# [Collected material]
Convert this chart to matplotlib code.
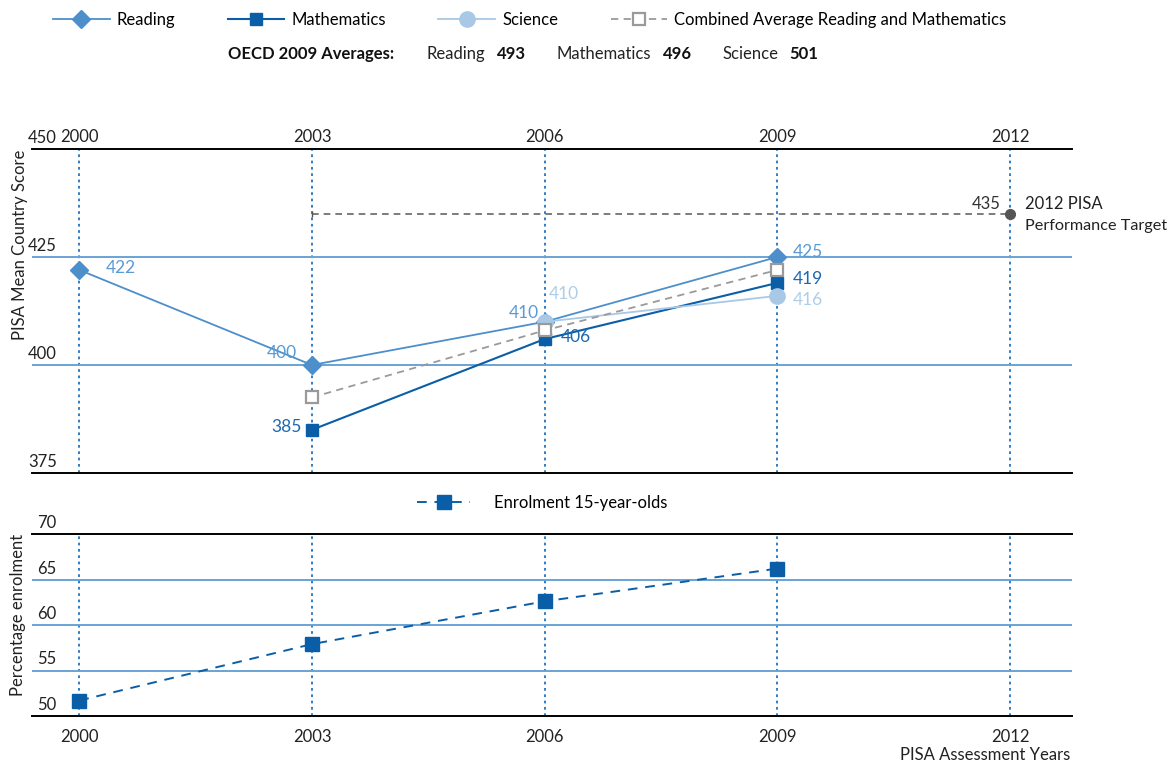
import matplotlib.pyplot as plt

plt.rcParams['font.family'] = ['Lato', 'DejaVu Sans']

# data
years = [2000, 2003, 2006, 2009, 2012]
reading_years = [2000, 2003, 2006, 2009]
reading = [422, 400, 410, 425]
math_years = [2003, 2006, 2009]
maths = [385, 406, 419]
science_years = [2006, 2009]
science = [410, 416]
combined_years = [2003, 2006, 2009]
combined = [392.5, 408, 422]
target_years = [2003, 2012]
target = 435
enrol_years = [2000, 2003, 2006, 2009]
enrol = [51.7, 57.9, 62.6, 66.2]
score_ticks = [450, 425, 400, 375]
enrol_ticks = [70, 65, 60, 55, 50]
oecd_subjects = ['Reading', 'Mathematics', 'Science']
oecd_avg = [493, 496, 501]

c_read = '#4d8fcb'
c_math = '#0a5ea8'
c_sci = '#a8c8e5'
c_comb = '#9a9a9a'
c_vline = '#1f72c0'
c_grid = '#6aa3d6'
fs = 12

W, H = 1173, 762
fig = plt.figure(figsize=(W / 100, H / 100), dpi=100)
ax = fig.add_axes([32 / W, 1 - 473 / H, 1040 / W, 324 / H])
ax2 = fig.add_axes([32 / W, 1 - 716 / H, 1040 / W, 182 / H])

xmin, xmax = 1999.39, 2012.8


def style(a, lo, hi):
    a.set_xlim(xmin, xmax)
    a.set_ylim(lo, hi)
    for s in ['left', 'right']:
        a.spines[s].set_visible(False)
    for s in ['top', 'bottom']:
        a.spines[s].set_linewidth(1.4)
        a.spines[s].set_color('black')
    a.set_yticks([])
    a.set_xticks(years)
    a.set_xticklabels([str(y) for y in years], fontsize=fs, color='#222222')
    a.tick_params(axis='x', length=0)
    for y in years:
        a.axvline(y, color=c_vline, ls=(0, (1.5, 2)), lw=1.3, zorder=1)


style(ax, 375, 450)
ax.xaxis.tick_top()
ax.tick_params(axis='x', pad=3)
for v in [425, 400]:
    ax.axhline(v, color=c_grid, lw=1.4, zorder=1)
for v in score_ticks:
    ax.annotate(str(v), xy=(0, v), xycoords=ax.get_yaxis_transform(),
                xytext=(-4, 3), textcoords='offset pixels',
                ha='left', va='bottom', fontsize=fs, color='#222222',
                annotation_clip=False)

l_read, = ax.plot(reading_years, reading, color=c_read, lw=1.3, marker='D',
                  ms=9, zorder=3)
l_math, = ax.plot(math_years, maths, color=c_math, lw=1.5, marker='s',
                  ms=8.5, zorder=4)
l_sci, = ax.plot(science_years, science, color=c_sci, lw=1.3, marker='o',
                 ms=11, zorder=4)
l_comb, = ax.plot(combined_years, combined, color=c_comb, lw=1.3,
                  ls=(0, (4, 3)), marker='s', ms=9, mfc='white',
                  mec=c_comb, mew=1.6, zorder=5)

ax.plot(target_years, [target, target], color='#666666', lw=1.2,
        ls=(0, (4, 3)), zorder=3)
ax.plot(target_years[0], target, marker='|', color='#555555', ms=5, zorder=3)
ax.plot(target_years[1], target, marker='o', color='#555555', ms=7, zorder=5)


def lab(x, y, text, color, dx, dy, ha, size=fs + 0.5):
    ax.annotate(text, xy=(x, y), xytext=(dx, dy), textcoords='offset pixels',
                ha=ha, va='center', fontsize=size, color=color, zorder=6,
                annotation_clip=False)


read_off = [(26, 2, 'left'), (-15, 12, 'right'), (-6, 9, 'right'), (15, 5, 'left')]
for x, y, (dx, dy, ha) in zip(reading_years, reading, read_off):
    lab(x, y, str(y), '#5a9bd5', dx, dy, ha)
math_off = [(-10, 3, 'right'), (16, 2, 'left'), (15, 4, 'left')]
for x, y, (dx, dy, ha) in zip(math_years, maths, math_off):
    lab(x, y, str(y), '#1d68b0', dx, dy, ha)
sci_off = [(4, 28, 'left'), (15, -4, 'left')]
for x, y, (dx, dy, ha) in zip(science_years, science, sci_off):
    lab(x, y, str(y), '#b0cde8', dx, dy, ha)
lab(target_years[1], target, str(target), '#333333', -9, 10, 'right', fs)
lab(target_years[1], target, '2012 PISA', '#222222', 15, 10, 'left', fs)
lab(target_years[1], target, 'Performance Target', '#222222', 15, -12,
    'left', fs - 0.3)

# bottom panel
style(ax2, 50, 70)
ax2.tick_params(axis='x', pad=9)
for v in [65, 60, 55]:
    ax2.axhline(v, color=c_grid, lw=1.4, zorder=1)
for v in enrol_ticks:
    ax2.annotate(str(v), xy=(0, v), xycoords=ax2.get_yaxis_transform(),
                 xytext=(5, 3), textcoords='offset pixels',
                 ha='left', va='bottom', fontsize=fs, color='#222222')
l_enr, = ax2.plot(enrol_years, enrol, color=c_math, lw=1.4, ls=(0, (5, 4)),
                  marker='s', ms=9.5, zorder=4)

ax2.legend([l_enr], ['Enrolment 15-year-olds'], loc='center',
           bbox_to_anchor=(542 / W, 1 - 503 / H), bbox_transform=fig.transFigure,
           frameon=False, fontsize=fs, handlelength=3.2, handletextpad=1.4,
           borderpad=0)

fig.legend([l_read, l_math, l_sci, l_comb],
           ['Reading', 'Mathematics', 'Science',
            'Combined Average Reading and Mathematics'],
           loc='upper left', bbox_to_anchor=(53 / W, 1 - 12 / H), ncol=4,
           frameon=False, fontsize=fs, handlelength=3.4, handletextpad=0.42,
           columnspacing=3.15, borderpad=0, borderaxespad=0)

ty = 1 - 54 / H
fig.text(228 / W, ty, 'OECD 2009 Averages:', fontsize=fs, fontweight='bold',
         va='center', color='#111111')
name_x = [426, 557, 723]
val_x = [497, 663, 789]
for nm, v, nx, vx in zip(oecd_subjects, oecd_avg, name_x, val_x):
    fig.text(nx / W, ty, nm, fontsize=fs, va='center', color='#222222')
    fig.text(vx / W, ty, str(v), fontsize=fs, fontweight='bold', va='center',
             color='#111111')

fig.text(20 / W, 1 - 245 / H, 'PISA Mean Country Score', rotation=90,
         ha='center', va='center', fontsize=fs, color='#222222')
fig.text(18 / W, 1 - 615 / H, 'Percentage enrolment', rotation=90,
         ha='center', va='center', fontsize=fs, color='#222222')
fig.text(1070 / W, 1 - 755 / H, 'PISA Assessment Years', ha='right',
         va='center', fontsize=fs, color='#222222')

fig.savefig('out.png', dpi=100)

# [Written instruction]
Exactly as written, please give again the lines from the beginning of the listing through the line containing "a.axvline(y, color=c_vline, ls=(0, (1.5, 2)), lw=1.3, zorder=1)", inclusive, without any pictures.

# [Solution to the exercise]
Convert this chart to matplotlib code.
import matplotlib.pyplot as plt

plt.rcParams['font.family'] = ['Lato', 'DejaVu Sans']

# data
years = [2000, 2003, 2006, 2009, 2012]
reading_years = [2000, 2003, 2006, 2009]
reading = [422, 400, 410, 425]
math_years = [2003, 2006, 2009]
maths = [385, 406, 419]
science_years = [2006, 2009]
science = [410, 416]
combined_years = [2003, 2006, 2009]
combined = [392.5, 408, 422]
target_years = [2003, 2012]
target = 435
enrol_years = [2000, 2003, 2006, 2009]
enrol = [51.7, 57.9, 62.6, 66.2]
score_ticks = [450, 425, 400, 375]
enrol_ticks = [70, 65, 60, 55, 50]
oecd_subjects = ['Reading', 'Mathematics', 'Science']
oecd_avg = [493, 496, 501]

c_read = '#4d8fcb'
c_math = '#0a5ea8'
c_sci = '#a8c8e5'
c_comb = '#9a9a9a'
c_vline = '#1f72c0'
c_grid = '#6aa3d6'
fs = 12

W, H = 1173, 762
fig = plt.figure(figsize=(W / 100, H / 100), dpi=100)
ax = fig.add_axes([32 / W, 1 - 473 / H, 1040 / W, 324 / H])
ax2 = fig.add_axes([32 / W, 1 - 716 / H, 1040 / W, 182 / H])

xmin, xmax = 1999.39, 2012.8


def style(a, lo, hi):
    a.set_xlim(xmin, xmax)
    a.set_ylim(lo, hi)
    for s in ['left', 'right']:
        a.spines[s].set_visible(False)
    for s in ['top', 'bottom']:
        a.spines[s].set_linewidth(1.4)
        a.spines[s].set_color('black')
    a.set_yticks([])
    a.set_xticks(years)
    a.set_xticklabels([str(y) for y in years], fontsize=fs, color='#222222')
    a.tick_params(axis='x', length=0)
    for y in years:
        a.axvline(y, color=c_vline, ls=(0, (1.5, 2)), lw=1.3, zorder=1)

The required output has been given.